--- Begin ---
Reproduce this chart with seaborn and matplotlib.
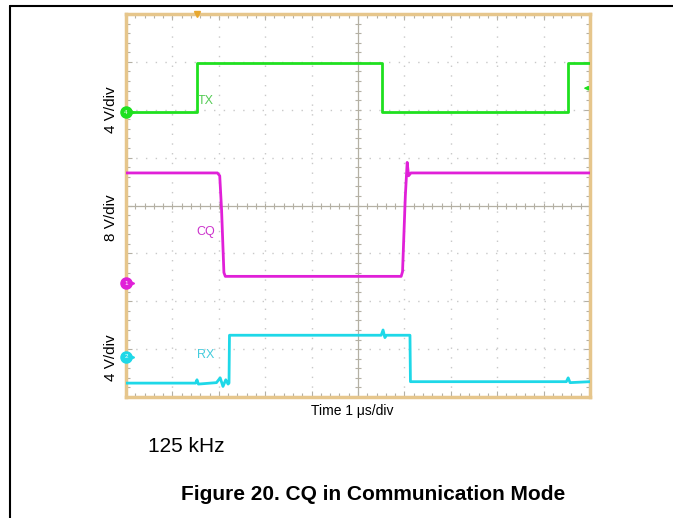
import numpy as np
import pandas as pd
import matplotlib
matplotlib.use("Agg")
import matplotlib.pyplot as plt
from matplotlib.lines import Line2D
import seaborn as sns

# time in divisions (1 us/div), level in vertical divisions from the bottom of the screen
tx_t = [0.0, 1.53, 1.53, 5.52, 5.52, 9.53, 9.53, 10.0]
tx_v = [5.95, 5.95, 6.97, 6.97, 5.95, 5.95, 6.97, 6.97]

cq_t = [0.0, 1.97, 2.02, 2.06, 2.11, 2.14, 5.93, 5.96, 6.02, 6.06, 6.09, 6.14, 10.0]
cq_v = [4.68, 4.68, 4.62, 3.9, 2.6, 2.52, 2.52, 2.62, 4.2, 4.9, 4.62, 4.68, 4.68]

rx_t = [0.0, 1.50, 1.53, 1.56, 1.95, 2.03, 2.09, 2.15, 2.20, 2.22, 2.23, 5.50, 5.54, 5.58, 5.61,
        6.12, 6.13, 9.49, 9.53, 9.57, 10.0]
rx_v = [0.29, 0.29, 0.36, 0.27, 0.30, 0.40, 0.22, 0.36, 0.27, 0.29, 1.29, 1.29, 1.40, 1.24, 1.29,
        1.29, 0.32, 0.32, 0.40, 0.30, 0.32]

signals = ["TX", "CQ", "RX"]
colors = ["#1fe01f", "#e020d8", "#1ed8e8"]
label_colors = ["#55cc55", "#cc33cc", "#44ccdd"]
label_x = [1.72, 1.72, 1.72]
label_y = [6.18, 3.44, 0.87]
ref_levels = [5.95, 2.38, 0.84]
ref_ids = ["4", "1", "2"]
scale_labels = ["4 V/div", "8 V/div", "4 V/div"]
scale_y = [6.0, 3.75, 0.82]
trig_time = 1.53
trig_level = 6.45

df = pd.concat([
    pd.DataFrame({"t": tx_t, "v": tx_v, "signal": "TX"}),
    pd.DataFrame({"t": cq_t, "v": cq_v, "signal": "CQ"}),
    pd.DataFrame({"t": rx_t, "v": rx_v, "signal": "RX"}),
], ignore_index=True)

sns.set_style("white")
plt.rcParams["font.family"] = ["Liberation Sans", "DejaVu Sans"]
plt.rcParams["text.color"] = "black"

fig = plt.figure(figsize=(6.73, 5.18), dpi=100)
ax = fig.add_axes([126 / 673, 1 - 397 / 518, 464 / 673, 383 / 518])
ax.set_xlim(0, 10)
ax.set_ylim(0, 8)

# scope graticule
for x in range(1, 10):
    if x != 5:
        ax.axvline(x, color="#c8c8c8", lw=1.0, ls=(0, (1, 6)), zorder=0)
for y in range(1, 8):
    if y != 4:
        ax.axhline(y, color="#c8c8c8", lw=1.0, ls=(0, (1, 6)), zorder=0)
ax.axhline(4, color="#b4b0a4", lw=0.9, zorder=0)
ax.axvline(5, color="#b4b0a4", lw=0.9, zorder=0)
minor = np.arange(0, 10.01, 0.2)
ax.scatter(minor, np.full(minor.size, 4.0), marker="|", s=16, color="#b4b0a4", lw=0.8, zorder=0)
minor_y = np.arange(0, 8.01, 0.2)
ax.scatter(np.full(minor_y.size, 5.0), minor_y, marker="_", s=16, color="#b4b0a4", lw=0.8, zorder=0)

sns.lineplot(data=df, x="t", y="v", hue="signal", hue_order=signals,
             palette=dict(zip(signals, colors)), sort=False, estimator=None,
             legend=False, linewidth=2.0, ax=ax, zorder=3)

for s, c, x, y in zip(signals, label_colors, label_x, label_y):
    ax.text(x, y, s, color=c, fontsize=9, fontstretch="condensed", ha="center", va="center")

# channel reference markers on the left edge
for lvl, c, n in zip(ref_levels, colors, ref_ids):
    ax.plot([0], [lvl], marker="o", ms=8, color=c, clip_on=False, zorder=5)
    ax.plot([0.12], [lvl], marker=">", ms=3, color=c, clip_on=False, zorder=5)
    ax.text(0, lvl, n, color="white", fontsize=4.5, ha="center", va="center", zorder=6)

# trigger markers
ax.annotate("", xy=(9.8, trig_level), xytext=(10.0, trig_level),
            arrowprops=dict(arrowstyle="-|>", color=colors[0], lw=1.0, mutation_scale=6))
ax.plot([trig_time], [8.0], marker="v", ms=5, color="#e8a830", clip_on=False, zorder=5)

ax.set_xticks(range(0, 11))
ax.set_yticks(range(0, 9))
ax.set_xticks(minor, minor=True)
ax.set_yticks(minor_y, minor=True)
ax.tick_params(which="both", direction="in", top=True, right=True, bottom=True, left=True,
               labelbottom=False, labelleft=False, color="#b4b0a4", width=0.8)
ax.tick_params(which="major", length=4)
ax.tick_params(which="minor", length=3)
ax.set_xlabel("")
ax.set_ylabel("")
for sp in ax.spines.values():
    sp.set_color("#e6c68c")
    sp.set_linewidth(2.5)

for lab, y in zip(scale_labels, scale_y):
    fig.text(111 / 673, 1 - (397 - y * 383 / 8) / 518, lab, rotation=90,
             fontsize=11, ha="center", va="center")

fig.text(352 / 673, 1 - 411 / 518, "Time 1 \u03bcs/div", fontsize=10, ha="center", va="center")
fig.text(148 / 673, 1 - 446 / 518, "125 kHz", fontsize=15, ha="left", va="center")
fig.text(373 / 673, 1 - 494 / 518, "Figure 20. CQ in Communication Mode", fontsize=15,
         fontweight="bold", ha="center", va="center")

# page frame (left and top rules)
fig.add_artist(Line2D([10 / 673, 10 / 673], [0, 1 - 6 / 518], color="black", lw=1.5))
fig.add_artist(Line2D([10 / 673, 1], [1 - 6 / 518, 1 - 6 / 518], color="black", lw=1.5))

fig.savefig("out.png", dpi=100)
--- End ---
### What to work on
In the material above, show every line where the word "seaborn" turns up.

### Task answer
Reproduce this chart with seaborn and matplotlib.
import seaborn as sns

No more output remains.